• **What you have to do**:
Retype only what runs from the first line of the listing to the line holding "0.648, 0.816, 0.995]", both included. Do not retype the pictures.

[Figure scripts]
*****

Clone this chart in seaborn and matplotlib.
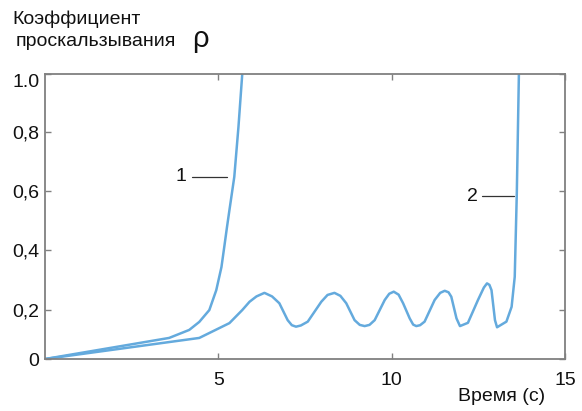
import matplotlib
matplotlib.use("Agg")
import matplotlib.pyplot as plt
import seaborn as sns
import pandas as pd

# Curve 1: time (s) and slip coefficient
t1 = [0.0, 3.58, 4.16, 4.45, 4.74, 4.94, 5.09, 5.17, 5.25, 5.32, 5.46, 5.58, 5.69]
rho1 = [0.034, 0.105, 0.132, 0.159, 0.199, 0.266, 0.344, 0.411, 0.479, 0.536, 0.648, 0.816, 0.995]

# Curve 2
t2 = [0.0, 4.45, 5.32, 5.69, 5.90, 6.10, 6.33, 6.55, 6.76, 7.00, 7.12, 7.24, 7.38,
      7.58, 7.97, 8.15, 8.35, 8.52, 8.69, 8.93, 9.08, 9.22, 9.36, 9.51, 9.80, 9.93,
      10.06, 10.20, 10.33, 10.52, 10.62, 10.71, 10.82, 10.95, 11.24, 11.40, 11.53,
      11.64, 11.72, 11.87, 11.97, 12.20, 12.49, 12.66, 12.75, 12.82, 12.88, 12.98,
      13.04, 13.31, 13.46, 13.55, 13.61, 13.67]
rho2 = [0.034, 0.105, 0.155, 0.199, 0.227, 0.245, 0.257, 0.245, 0.222, 0.165, 0.148,
        0.143, 0.147, 0.160, 0.227, 0.250, 0.257, 0.247, 0.222, 0.165, 0.149, 0.145,
        0.149, 0.165, 0.233, 0.254, 0.261, 0.251, 0.222, 0.171, 0.150, 0.145, 0.148,
        0.160, 0.233, 0.257, 0.264, 0.259, 0.244, 0.171, 0.145, 0.156, 0.233, 0.275,
        0.289, 0.284, 0.266, 0.165, 0.141, 0.160, 0.210, 0.311, 0.594, 0.995]

ytick_vals = [0.034, 0.2, 0.4, 0.6, 0.8, 0.995]
ytick_labels = ["0", "0,2", "0,4", "0,6", "0,8", "1.0"]
xtick_vals = [5, 10, 15]
xtick_labels = ["5", "10", "15"]

sns.set_style("ticks")
plt.rcParams['font.family'] = ['Liberation Sans', 'DejaVu Sans']

W, H = 582, 411
fig = plt.figure(figsize=(W / 100, H / 100), dpi=100)
ax = fig.add_axes([45 / W, 1 - 359 / H, (565 - 45) / W, (359 - 74) / H])

line_color = "#64aadd"
df1 = pd.DataFrame({"t": t1, "rho": rho1})
df2 = pd.DataFrame({"t": t2, "rho": rho2})
sns.lineplot(data=df1, x="t", y="rho", ax=ax, color=line_color, lw=1.8, sort=False)
sns.lineplot(data=df2, x="t", y="rho", ax=ax, color=line_color, lw=1.8, sort=False)

ax.set_xlim(0, 15)
ax.set_ylim(0.034, 0.995)
ax.set_xticks(xtick_vals)
ax.set_xticklabels(xtick_labels)
ax.set_yticks(ytick_vals)
ax.set_yticklabels(ytick_labels)
ax.set_xlabel("")
ax.set_ylabel("")

spine_color = "#808080"
for s in ax.spines.values():
    s.set_color(spine_color)
    s.set_linewidth(1.3)
    s.set_visible(True)
ax.tick_params(direction="in", length=4, width=1, color=spine_color,
               top=True, right=True, labelsize=14, labelcolor="#111111")
ax.tick_params(axis="x", pad=9)
ax.tick_params(axis="y", pad=4)
ax.get_yticklabels()[-1].set_va("top")

# annotations
ax.text(3.93, 0.651, "1", fontsize=14, ha="center", va="center", color="#111111")
ax.plot([4.25, 5.26], [0.648, 0.648], color="#333333", lw=0.9)
ax.text(12.34, 0.583, "2", fontsize=14, ha="center", va="center", color="#111111")
ax.plot([12.62, 13.53], [0.583, 0.583], color="#333333", lw=0.9)

fig.text(12 / W, 1 - 24 / H, "Коэффициент", fontsize=14, ha="left", va="baseline", color="#111111")
fig.text(16 / W, 1 - 46 / H, "проскальзывания", fontsize=14, ha="left", va="baseline", color="#111111")
fig.text(192 / W, 1 - 47 / H, "ρ", fontsize=21, ha="left", va="baseline", color="#111111")
fig.text(545 / W, 1 - 401 / H, "Время (с)", fontsize=14, ha="right", va="baseline", color="#111111")

fig.savefig("out.png", dpi=100)
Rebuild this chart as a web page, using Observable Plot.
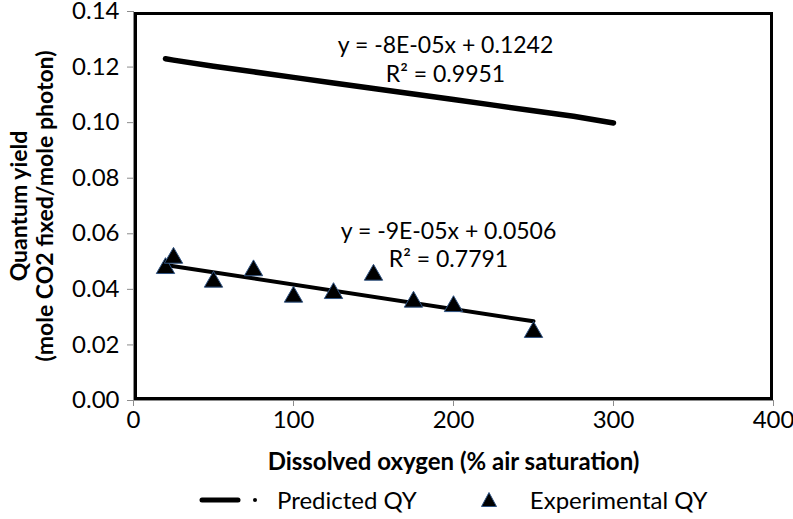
<!DOCTYPE html>
<html>
<head>
<meta charset="utf-8">
<script src="https://cdn.jsdelivr.net/npm/d3@7"></script>
<script src="https://cdn.jsdelivr.net/npm/@observablehq/plot@0.6"></script>
<style>
  body { margin: 0; background: white; font-family: Lato, sans-serif; }
  #chart { width: 793px; height: 519px; position: relative; overflow: hidden; }
  .legend { display: flex; align-items: center; height: 39px; padding-left: 197px; font-size: 24px; color: #000; }
  .legend svg { display: block; }
</style>
</head>
<body>
<div id="chart"></div>
<script>
// ---- data ----
const xTicks = [0, 100, 200, 300, 400];
const yTicks = [0, 0.02, 0.04, 0.06, 0.08, 0.10, 0.12, 0.14];

const predictedDO = [20, 25, 50, 75, 100, 125, 150, 175, 200, 225, 250, 275, 300];
const predictedQY = [0.1230, 0.1225, 0.1203, 0.1183, 0.1163, 0.1143, 0.1123, 0.1103, 0.1083, 0.1063, 0.1043, 0.1023, 0.0999];

const experimentalDO = [20, 25, 50, 75, 100, 125, 150, 175, 200, 250];
const experimentalQY = [0.0476, 0.0513, 0.0427, 0.0468, 0.0373, 0.0386, 0.0452, 0.0355, 0.0339, 0.0246];

const trendDO = [20, 250];
const trendQY = [0.0488, 0.0285];

const equationPredicted = "y = -8E-05x + 0.1242\nR² = 0.9951";
const equationExperimental = "y = -9E-05x + 0.0506\nR² = 0.7791";

const xLabel = "Dissolved oxygen (% air saturation)";
const yLabel = "Quantum yield\n(mole CO2 fixed/mole photon)";
const seriesNames = ["Predicted QY", "Experimental QY"];

// ---- tables ----
const predicted = predictedDO.map((x, i) => ({x, y: predictedQY[i]}));
const experimental = experimentalDO.map((x, i) => ({x, y: experimentalQY[i]}));
const trend = trendDO.map((x, i) => ({x, y: trendQY[i]}));

const plot = Plot.plot({
  width: 793,
  height: 480,
  marginLeft: 133,
  marginRight: 20,
  marginTop: 11,
  marginBottom: 80,
  style: {fontFamily: "Lato, sans-serif", fontSize: "24px", color: "#000", background: "white", overflow: "visible"},
  x: {domain: [0, 400]},
  y: {domain: [0, 0.14]},
  marks: [
    Plot.ruleX([0], {stroke: "#8c8c8c", strokeWidth: 1}),
    Plot.ruleY([0], {stroke: "#8c8c8c", strokeWidth: 1}),
    Plot.frame({stroke: "black", strokeWidth: 3, inset: 2}),
    Plot.axisX({ticks: xTicks, tickSize: 6, tickPadding: 4, stroke: "#8c8c8c", fill: "#000", label: null, fontSize: 24}),
    Plot.axisY({ticks: yTicks, tickSize: 6, tickPadding: 8, tickFormat: d3.format(".2f"), stroke: "#8c8c8c", fill: "#000", label: null, fontSize: 24}),
    Plot.line(predicted, {x: "x", y: "y", stroke: "black", strokeWidth: 5.5, strokeLinecap: "round"}),
    Plot.dot(predicted, {x: "x", y: "y", r: 2, fill: "black"}),
    Plot.line(trend, {x: "x", y: "y", stroke: "black", strokeWidth: 4}),
    Plot.dot(experimental, {x: "x", y: "y", symbol: "triangle", r: 6.8, fill: "black", stroke: "#2f5383", strokeWidth: 1}),
    Plot.text([equationPredicted], {frameAnchor: "top", dy: 47, dx: -8, lineAnchor: "middle", lineHeight: 1.22, fontSize: 23, fill: "#000"}),
    Plot.text([equationExperimental], {frameAnchor: "middle", dy: 38, dx: -5, lineAnchor: "middle", lineHeight: 1.22, fontSize: 23, fill: "#000"}),
    Plot.text([xLabel], {frameAnchor: "bottom", dy: 69, fontSize: 24, fontWeight: "bold", fill: "#000"}),
    Plot.text([yLabel], {frameAnchor: "left", dx: -102, rotate: -90, textAnchor: "middle", lineAnchor: "middle", lineHeight: 1.13, fontSize: 23, fontWeight: "bold", fill: "#000"})
  ]
});

const chart = document.getElementById("chart");
chart.appendChild(plot);

const legend = document.createElement("div");
legend.className = "legend";
legend.innerHTML = `
  <svg width="64" height="20"><line x1="5" y1="10" x2="41" y2="10" stroke="black" stroke-width="5" stroke-linecap="round"/><circle cx="58" cy="10" r="2" fill="black"/></svg>
  <span style="margin-left:16px">${seriesNames[0]}</span>
  <svg width="20" height="20" style="margin-left:62px"><path d="M10,2.5 L17.5,16.5 L2.5,16.5 Z" fill="black" stroke="#2f5383" stroke-width="1"/></svg>
  <span style="margin-left:31px">${seriesNames[1]}</span>`;
chart.appendChild(legend);
</script>
</body>
</html>
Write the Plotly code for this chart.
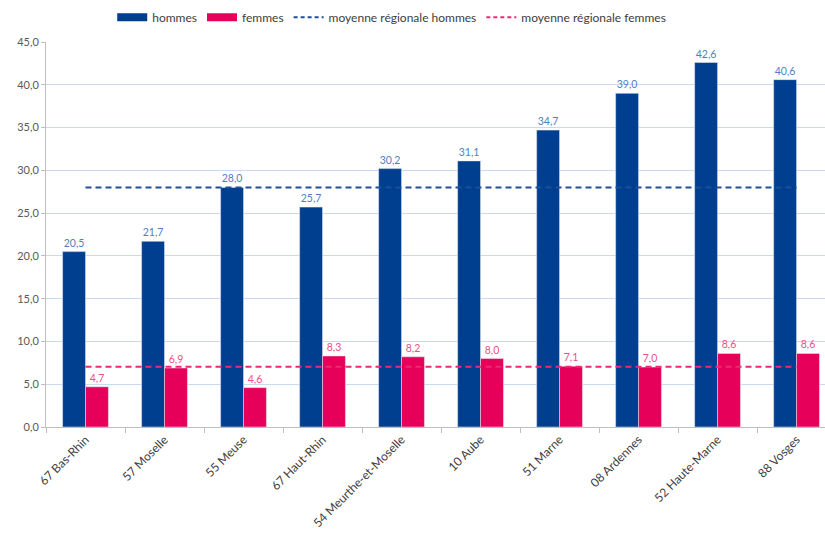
import plotly.graph_objects as go

categories = ["67 Bas-Rhin", "57 Moselle", "55 Meuse", "67 Haut-Rhin", "54 Meurthe-et-Moselle",
              "10 Aube", "51 Marne", "08 Ardennes", "52 Haute-Marne", "88 Vosges"]
hommes = [20.5, 21.7, 28.0, 25.7, 30.2, 31.1, 34.7, 39.0, 42.6, 40.6]
femmes = [4.7, 6.9, 4.6, 8.3, 8.2, 8.0, 7.1, 7.0, 8.6, 8.6]
moy_hommes = [28.0] * len(categories)
moy_femmes = [7.05] * len(categories)

BLUE = "#003f8f"
PINK = "#e6005a"
FONT = "Lato"
DASH = "6px,4px"

fig = go.Figure()
fig.add_trace(go.Bar(x=categories, y=hommes, name="hommes", marker_color=BLUE, showlegend=False,
                     text=[f"{v:.1f}".replace(".", ",") for v in hommes], textposition="outside",
                     textfont=dict(color="#4f7fc0", size=10.5, family=FONT), cliponaxis=False))
fig.add_trace(go.Bar(x=categories, y=femmes, name="femmes", marker_color=PINK, showlegend=False,
                     text=[f"{v:.1f}".replace(".", ",") for v in femmes], textposition="outside",
                     textfont=dict(color="#ec4f86", size=10.5, family=FONT), cliponaxis=False))
fig.add_trace(go.Scatter(x=categories, y=moy_hommes, name="moyenne régionale hommes", mode="lines",
                         line=dict(color="#1f4e9a", width=2, dash=DASH), showlegend=False))
fig.add_trace(go.Scatter(x=categories, y=moy_femmes, name="moyenne régionale femmes", mode="lines",
                         line=dict(color="#ec2a72", width=2, dash=DASH), showlegend=False))

# legend entries
fig.add_trace(go.Scatter(x=[None], y=[None], mode="lines", name="hommes",
                         line=dict(color=BLUE, width=8)))
fig.add_trace(go.Scatter(x=[None], y=[None], mode="lines", name="femmes",
                         line=dict(color=PINK, width=8)))
fig.add_trace(go.Scatter(x=[None], y=[None], mode="lines", name="moyenne régionale hommes",
                         line=dict(color="#1f4e9a", width=2, dash="4px,3px")))
fig.add_trace(go.Scatter(x=[None], y=[None], mode="lines", name="moyenne régionale femmes",
                         line=dict(color="#ec2a72", width=2, dash="4px,3px")))

fig.update_layout(
    width=825, height=537,
    margin=dict(l=46, r=0, t=42, b=110, autoexpand=False),
    paper_bgcolor="white", plot_bgcolor="white",
    barmode="group", bargap=0.42, bargroupgap=0,
    font=dict(family=FONT, size=11, color="#404040"),
    separators=",.",
    showlegend=True,
    legend=dict(orientation="h", x=0.085, xanchor="left", y=0.995, yref="container",
                yanchor="top", font=dict(size=12, color="#404040"), itemwidth=30,
                traceorder="normal", tracegroupgap=0),
    xaxis=dict(range=[-0.5, 9.36], tickangle=-45, showline=True, linecolor="#bfbfbf",
               ticks="outside", tickson="boundaries", ticklen=5, tickcolor="#bfbfbf",
               showgrid=False, tickfont=dict(size=12, color="#404040")),
    yaxis=dict(range=[0, 45], dtick=5, tickformat=".1f", showline=True, linecolor="#bfbfbf",
               ticks="outside", ticklen=4, tickcolor="#bfbfbf",
               gridcolor="#ccdaf0", gridwidth=1, zeroline=False,
               tickfont=dict(size=11, color="#595959")),
)

fig.write_html("out.html")
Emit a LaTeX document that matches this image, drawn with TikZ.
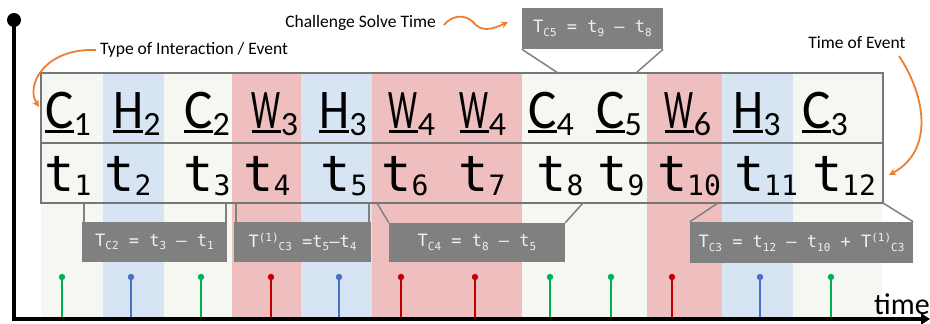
\documentclass[tikz,border=0pt]{standalone}
\usepackage{fontspec}
\usepackage{graphicx}
\setmainfont{Carlito}
\newfontfamily\monofont{DejaVu Sans Mono}
\usetikzlibrary{arrows.meta}
\definecolor{cgreen}{HTML}{F5F8F2}
\definecolor{cblue}{HTML}{D6E4F3}
\definecolor{cred}{HTML}{EFBFBF}
\definecolor{sgreen}{HTML}{00B050}
\definecolor{sblue}{HTML}{4472C4}
\definecolor{sred}{HTML}{C00000}
\definecolor{corange}{HTML}{ED7D31}
\definecolor{cgray}{HTML}{808080}
\definecolor{cframe}{HTML}{767676}
\definecolor{ctext}{HTML}{F0F0F0}
\newcommand\ulet[1]{\setbox0\hbox{#1}\rlap{\rule[-4.5pt]{\wd0}{3pt}}\box0}
\newcommand\toplab[3]{\fontsize{56}{60}\selectfont\ulet{\scalebox{#3}[1]{#1}}\raisebox{-7pt}{\fontsize{34}{36}\selectfont #2}}
\newcommand\botlab[1]{\monofont\fontsize{50}{54}\selectfont t\raisebox{-4pt}{\fontsize{28}{30}\selectfont #1}}
\newcommand\csb[1]{\raisebox{-3.5pt}{\fontsize{11}{12}\selectfont #1}}
\newcommand\csp[1]{\raisebox{6pt}{\fontsize{11}{12}\selectfont #1}}
\tikzset{
  callout/.style={fill=cgray, text=ctext, inner sep=0pt, font=\monofont\fontsize{17}{20}\selectfont},
  pointer/.style={draw=cgray, line width=1.5pt},
  annot/.style={font=\fontsize{17.5}{20}\selectfont, inner sep=0pt, text=black},
  orangearrow/.style={draw=corange, line width=1.8pt, -{Stealth[length=7pt,width=7pt]}},
  stem/.style={line width=1.8pt},
  lab/.style={inner sep=0pt, anchor=base}
}
\begin{document}
\begin{tikzpicture}[x=1pt,y=-1pt]
\useasboundingbox (0,0) rectangle (930,324);
% stripes
\foreach \a/\b/\c in {41/103/cgreen,103/164/cblue,164/232/cgreen,232/301/cred,301/372/cblue,372/522/cred,522/647/cgreen,647/722/cred,722/793/cblue,793/882/cgreen}
  \fill[\c] (\a,73) rectangle (\b,318);
% table frame
\draw[cframe, line width=2pt] (41,73) rectangle (883,203);
\draw[cframe, line width=2pt] (41,143) -- (883,143);
% top labels
\foreach \x/\L/\n/\s [count=\i] in {68/C/1/0.95,137/H/2/0.86,207/C/2/0.95,275/W/3/0.58,343/H/3/0.86,412/W/4/0.58,483/W/4/0.58,551/C/4/0.95,619/C/5/0.95,688/W/6/0.58,757/H/3/0.86,825/C/3/0.95}
  \node[lab] (L\i) at (\x,128) {\toplab{\L}{\n}{\s}};
% bottom labels
\foreach \x/\n [count=\i] in {68/1,128/2,207/3,267/4,344/5,405/6,482/7,560/8,621/9,689/10,766/11,844/12}
  \node[lab] (B\i) at (\x,191) {\botlab{\n}};
% stems
\foreach \x/\c [count=\i] in {62/sgreen,131/sblue,201/sgreen,271/sred,339/sblue,401/sred,475/sred,550/sgreen,611/sgreen,672/sred,760/sblue,831/sgreen}{
  \coordinate (s\i) at (\x,277);
  \draw[stem,\c] (s\i) -- (\x,318);
  \fill[\c] (s\i) circle (3.2pt);
}
% callouts
\node[callout, minimum width=145pt, minimum height=40pt] (c2) at (154.5,242) {T\csb{C2} = t\csb{3} – t\csb{1}};
\node[callout, minimum width=137pt, minimum height=40pt] (c3a) at (302.5,242) {T\csp{(1)}\csb{C3} =t\csb{5}–t\csb{4}};
\node[callout, minimum width=176pt, minimum height=39pt] (c4) at (477,242.5) {T\csb{C4} = t\csb{8} – t\csb{5}};
\node[callout, minimum width=223pt, minimum height=41pt] (c3) at (801.5,242.5) {T\csb{C3} = t\csb{12} – t\csb{10} + T\csp{(1)}\csb{C3}};
\node[callout, minimum width=141pt, minimum height=41pt] (c5) at (592.5,28.5) {T\csb{C5} = t\csb{9} – t\csb{8}};
% pointer targets on table
\coordinate (p2a) at (84,203); \coordinate (p2b) at (226,203);
\coordinate (p3a) at (236,203); \coordinate (p3b) at (369,203);
\coordinate (p4a) at (377,203); \coordinate (p4b) at (583,203);
\coordinate (p5a) at (718,203); \coordinate (p5b) at (883,203);
\coordinate (p6a) at (558,73); \coordinate (p6b) at (636,73);
\draw[pointer] (c2.north west -| p2a) -- (p2a);
\draw[pointer] (c2.north east -| p2b) -- (p2b);
\draw[pointer] (c3a.north west -| p3a) -- (p3a);
\draw[pointer] (c3a.north east -| p3b) -- (p3b);
\draw[pointer] (c4.north west) -- (p4a);
\draw[pointer] (c4.north east) -- (p4b);
\draw[pointer] (c3.north west) -- (p5a);
\draw[pointer] (c3.north east) -- (p5b);
\draw[pointer] (c5.south west) -- (p6a);
\draw[pointer] (c5.south east) -- (p6b);
% annotations
\node[annot, anchor=west] (tin) at (100,50) {Type of Interaction / Event};
\node[annot, anchor=east] (cst) at (436,23) {Challenge Solve Time};
\node[annot, anchor=center] (toe) at (857,43) {Time of Event};
\coordinate (a1s) at (96,50);
\coordinate (a1) at (39,107);
\coordinate (a2s) at (444,25);
\coordinate (a2) at (508,22);
\coordinate (a3s) at (899,56);
\coordinate (a3) at (889,175);
\draw[orangearrow] (a1s) .. controls (45,48) and (25,85) .. (a1);
\draw[orangearrow] (a2s) .. controls (452,15) and (465,14) .. (473,22) .. controls (481,32) and (491,30) .. (a2);
\draw[orangearrow] (a3s) .. controls (925,95) and (935,150) .. (a3);
% axes
\coordinate (o) at (14,319);
\coordinate (top) at (14,20);
\coordinate (xend) at (930,319);
\draw[line width=4.5pt] (top) -- (o);
\fill (top) circle (7pt);
\draw[line width=4.5pt, -{Triangle[length=9pt,width=11pt]}] ([xshift=-2.25pt]o) -- (xend);
\node[inner sep=0pt, anchor=base west, font=\fontsize{30}{32}\selectfont] (tm) at (874,314) {time};
\end{tikzpicture}
\end{document}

*****

• **Reply**:
Clone this chart in seaborn and matplotlib.
import matplotlib
matplotlib.use("Agg")
import matplotlib.pyplot as plt
import seaborn as sns
import pandas as pd

# Curve 1: time (s) and slip coefficient
t1 = [0.0, 3.58, 4.16, 4.45, 4.74, 4.94, 5.09, 5.17, 5.25, 5.32, 5.46, 5.58, 5.69]
rho1 = [0.034, 0.105, 0.132, 0.159, 0.199, 0.266, 0.344, 0.411, 0.479, 0.536, 0.648, 0.816, 0.995]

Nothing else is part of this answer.